On Twitter, Polish Interior Minister Mariusz Kaminski stated that Polish intelligence officials were "dismantling the Russian special services network in our country."

Earlier this month, Bulgaria, Lithuania, Latvia, and Estonia fired a total of 20 Russian embassy employees for conduct "contrary to their diplomatic position."

Italy expelled 30 Russian diplomats on Tuesday due to security concerns, Foreign Minister Luigi Di Maio said, while Russia announced it will retaliate.

On Tuesday, Italy summoned Russia's envoy to the foreign ministry to inform him that the diplomats were being removed.

"The step is in agreement with other European and Atlantic allies and is required for reasons related to our national security and in the light of the current situation produced by the Russian Federation's unlawful aggression against Ukraine," Di Maio said in a statement.

Russia will respond appropriately, according to TASS news agency, citing Russian Foreign Ministry spokeswoman Maria Zakharova.

Germany declared 40 Russian diplomats "undesirable," and France announced it will deport 35 Russian diplomats because their acts were "against our security interests."

German Foreign Minister Annalena Baerbock described the move as a reaction to the Kremlin's "unbelievable savagery" in Ukraine.
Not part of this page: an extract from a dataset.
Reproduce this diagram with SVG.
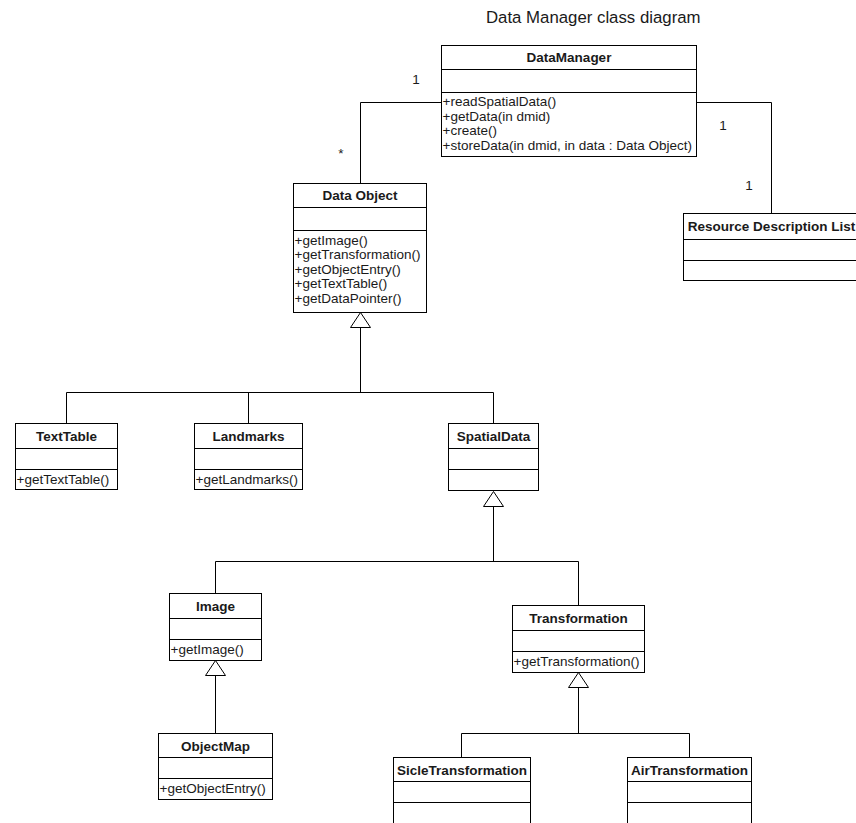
<svg xmlns="http://www.w3.org/2000/svg" width="856" height="823" viewBox="0 0 856 823">
<style>
  .box { fill: #ffffff; stroke: #000000; stroke-width: 1; }
  .sep { stroke: #000000; stroke-width: 1; }
  .name { font-family: "Liberation Sans", Arial, sans-serif; font-size: 13.5px; font-weight: bold; fill: #1a1a1a; text-anchor: middle; }
  .op { font-family: "Liberation Sans", Arial, sans-serif; font-size: 13.5px; fill: #1a1a1a; }
  .lbl { font-family: "Liberation Sans", Arial, sans-serif; font-size: 13.5px; fill: #1a1a1a; text-anchor: middle; }
  .title { font-family: "Liberation Sans", Arial, sans-serif; font-size: 16.8px; fill: #1a1a1a; }
  .conn { fill: none; stroke: #000000; stroke-width: 1; }
  .tri { fill: #ffffff; stroke: #000000; stroke-width: 1; }
</style>
<rect width="856" height="823" fill="#ffffff"/>
<text class="title" x="486" y="23">Data Manager class diagram</text>

<g id="connectors">
  <polyline class="conn" points="441.5,102.5 360.5,102.5 360.5,183.5"/>
  <polyline class="conn" points="696.5,102.5 771.5,102.5 771.5,213.5"/>
  <polyline class="conn" points="360.5,327.5 360.5,392.5"/>
  <polyline class="conn" points="66.5,423.5 66.5,392.5 493.5,392.5 493.5,423.5"/>
  <polyline class="conn" points="248.5,392.5 248.5,423.5"/>
  <polygon class="tri" points="360.5,312.5 350.5,327.5 370.5,327.5"/>
  <polyline class="conn" points="493.5,506.5 493.5,561.5"/>
  <polyline class="conn" points="215.5,593.5 215.5,561.5 578.5,561.5 578.5,605.5"/>
  <polygon class="tri" points="493.5,491.5 483.5,506.5 503.5,506.5"/>
  <polyline class="conn" points="215.5,675.5 215.5,733.5"/>
  <polygon class="tri" points="215.5,660.5 205.5,675.5 225.5,675.5"/>
  <polyline class="conn" points="578.5,687.5 578.5,733.5"/>
  <polyline class="conn" points="461.5,757.5 461.5,733.5 689.5,733.5 689.5,757.5"/>
  <polygon class="tri" points="578.5,672.5 568.5,687.5 588.5,687.5"/>
  <text class="lbl" x="416" y="84">1</text>
  <text class="lbl" x="341" y="158">*</text>
  <text class="lbl" x="723" y="130">1</text>
  <text class="lbl" x="749" y="190">1</text>
</g>

<g id="DataManager">
  <rect class="box" x="441.5" y="45.5" width="255" height="111"/>
  <line class="sep" x1="441.5" y1="69.5" x2="696.5" y2="69.5"/>
  <line class="sep" x1="441.5" y1="92.5" x2="696.5" y2="92.5"/>
  <text class="name" x="569" y="62">DataManager</text>
  <text class="op" x="442.5" y="105.5">+readSpatialData()</text>
  <text class="op" x="442.5" y="120.5">+getData(in dmid)</text>
  <text class="op" x="442.5" y="135">+create()</text>
  <text class="op" x="442.5" y="150">+storeData(in dmid, in data : Data Object)</text>
</g>

<g id="DataObject">
  <rect class="box" x="293.5" y="183.5" width="133" height="129"/>
  <line class="sep" x1="293.5" y1="207.5" x2="426.5" y2="207.5"/>
  <line class="sep" x1="293.5" y1="230.5" x2="426.5" y2="230.5"/>
  <text class="name" x="360" y="200">Data Object</text>
  <text class="op" x="294.5" y="244.5">+getImage()</text>
  <text class="op" x="294.5" y="259">+getTransformation()</text>
  <text class="op" x="294.5" y="273.5">+getObjectEntry()</text>
  <text class="op" x="294.5" y="288">+getTextTable()</text>
  <text class="op" x="294.5" y="302.5">+getDataPointer()</text>
</g>

<g id="ResourceDescriptionList">
  <rect class="box" x="683.5" y="213.5" width="176" height="67"/>
  <line class="sep" x1="683.5" y1="239.5" x2="859.5" y2="239.5"/>
  <line class="sep" x1="683.5" y1="260.5" x2="859.5" y2="260.5"/>
  <text class="name" x="771.5" y="231">Resource Description List</text>
</g>

<g id="TextTable">
  <rect class="box" x="15.5" y="423.5" width="102" height="66"/>
  <line class="sep" x1="15.5" y1="448.5" x2="117.5" y2="448.5"/>
  <line class="sep" x1="15.5" y1="469.5" x2="117.5" y2="469.5"/>
  <text class="name" x="66.5" y="440.5">TextTable</text>
  <text class="op" x="16.5" y="484">+getTextTable()</text>
</g>

<g id="Landmarks">
  <rect class="box" x="194.5" y="423.5" width="108" height="66"/>
  <line class="sep" x1="194.5" y1="448.5" x2="302.5" y2="448.5"/>
  <line class="sep" x1="194.5" y1="469.5" x2="302.5" y2="469.5"/>
  <text class="name" x="248.5" y="440.5">Landmarks</text>
  <text class="op" x="195.5" y="484">+getLandmarks()</text>
</g>

<g id="SpatialData">
  <rect class="box" x="448.5" y="423.5" width="90" height="67"/>
  <line class="sep" x1="448.5" y1="448.5" x2="538.5" y2="448.5"/>
  <line class="sep" x1="448.5" y1="469.5" x2="538.5" y2="469.5"/>
  <text class="name" x="493.5" y="440.5">SpatialData</text>
</g>

<g id="Image">
  <rect class="box" x="169.5" y="593.5" width="92" height="67"/>
  <line class="sep" x1="169.5" y1="618.5" x2="261.5" y2="618.5"/>
  <line class="sep" x1="169.5" y1="639.5" x2="261.5" y2="639.5"/>
  <text class="name" x="215.5" y="610.5">Image</text>
  <text class="op" x="170.5" y="654">+getImage()</text>
</g>

<g id="Transformation">
  <rect class="box" x="512.5" y="605.5" width="132" height="67"/>
  <line class="sep" x1="512.5" y1="630.5" x2="644.5" y2="630.5"/>
  <line class="sep" x1="512.5" y1="651.5" x2="644.5" y2="651.5"/>
  <text class="name" x="578.5" y="622.5">Transformation</text>
  <text class="op" x="513.5" y="666">+getTransformation()</text>
</g>

<g id="ObjectMap">
  <rect class="box" x="158.5" y="733.5" width="114" height="66"/>
  <line class="sep" x1="158.5" y1="757.5" x2="272.5" y2="757.5"/>
  <line class="sep" x1="158.5" y1="778.5" x2="272.5" y2="778.5"/>
  <text class="name" x="215.5" y="750.5">ObjectMap</text>
  <text class="op" x="159.5" y="793">+getObjectEntry()</text>
</g>

<g id="SicleTransformation">
  <rect class="box" x="393.5" y="757.5" width="137" height="80"/>
  <line class="sep" x1="393.5" y1="781.5" x2="530.5" y2="781.5"/>
  <line class="sep" x1="393.5" y1="802.5" x2="530.5" y2="802.5"/>
  <text class="name" x="462" y="774.5">SicleTransformation</text>
</g>

<g id="AirTransformation">
  <rect class="box" x="627.5" y="757.5" width="124" height="80"/>
  <line class="sep" x1="627.5" y1="781.5" x2="751.5" y2="781.5"/>
  <line class="sep" x1="627.5" y1="802.5" x2="751.5" y2="802.5"/>
  <text class="name" x="689.5" y="774.5">AirTransformation</text>
</g>
</svg>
The diplomats who were expelled from Germany were working "against our freedom, against the fabric of our community," according to Baerbock. "This will not be tolerated any longer."

According to Baerbock, Berlin's decision was relayed to Russian Ambassador Sergei Nethayev after he was summoned to the Foreign Ministry. The envoys who are affected have five days to leave Germany.

According to the French Foreign Ministry, the expulsions from France are part of a European response to the massacres in Bucha, where dozens of dead were discovered in mass graves or littering the streets over the weekend.

The Kremlin has refuted Western claims that Russian forces were to blame.

Similarly, Sweden's foreign minister has announced that it will expel three Russian diplomats for violating international standards, making it the latest European country to do so.

According to Ann Linde, the three individuals' employment in Sweden was "not in compliance with the Vienna Convention," referring to the international convention governing diplomatic relations between sovereign states.

But EU’s pressure is not limited to diplomatic pressure. They are seeking to cut Russia off at the source by persuading smaller countries to seek alternatives other than Russia to purchase gas. 

The Lithuanian defense minister announced on Sunday that it has sought to buy gas from other countries, declaring its satiety from Russian gas. 

According to Germany's foreign minister, Berlin and its European allies would look into methods to reduce Moldova's reliance on Russia, the neighbor on whom Europe's poorest country depends for energy supply.

"Together with our Moldovan partners, we aim to analyze how we can help reduce Moldova's economic dependence on Russia... and with a view to energy demands, as well as to build the country's resilience," Baerbock said at a donor conference in Berlin.

Russia has reacted angrily to allegations that its soldiers committed war crimes in Ukraine, dismissing such claims as fabricated propaganda concocted by Ukrainian special forces to discredit Moscow.

Since Russian troops retreated from towns and villages near Kyiv, Ukrainian troops have started displaying journalists the bodies of what they say are civilians slain by Moscow's forces.

“These are fakes that matured in the cynical imagination of Ukrainian propaganda,” Dmitry Medvedev, who served as president from 2008 to 2012 and is now deputy secretary of Russia’s Security Council, said on Telegram.

Conversely, Russia's Defense Ministry stated that it had information that the 72nd Ukrainian Main Center for Psychological Operations had assisted in the staging of such propaganda in a village 23 kilometers (14 miles) northwest of Kyiv, as well as Sumy, Konotop, and other locations.

"Soldiers from the 72nd Ukrainian Main Center for Psychological Operations conducted another staged filming of civilians supposedly murdered by Russian armed troops," the ministry stated. It didn't go into any greater information.

Various dimensions of the tragic incident at Bucha are under investigation, with both sides providing multitudes of evidence.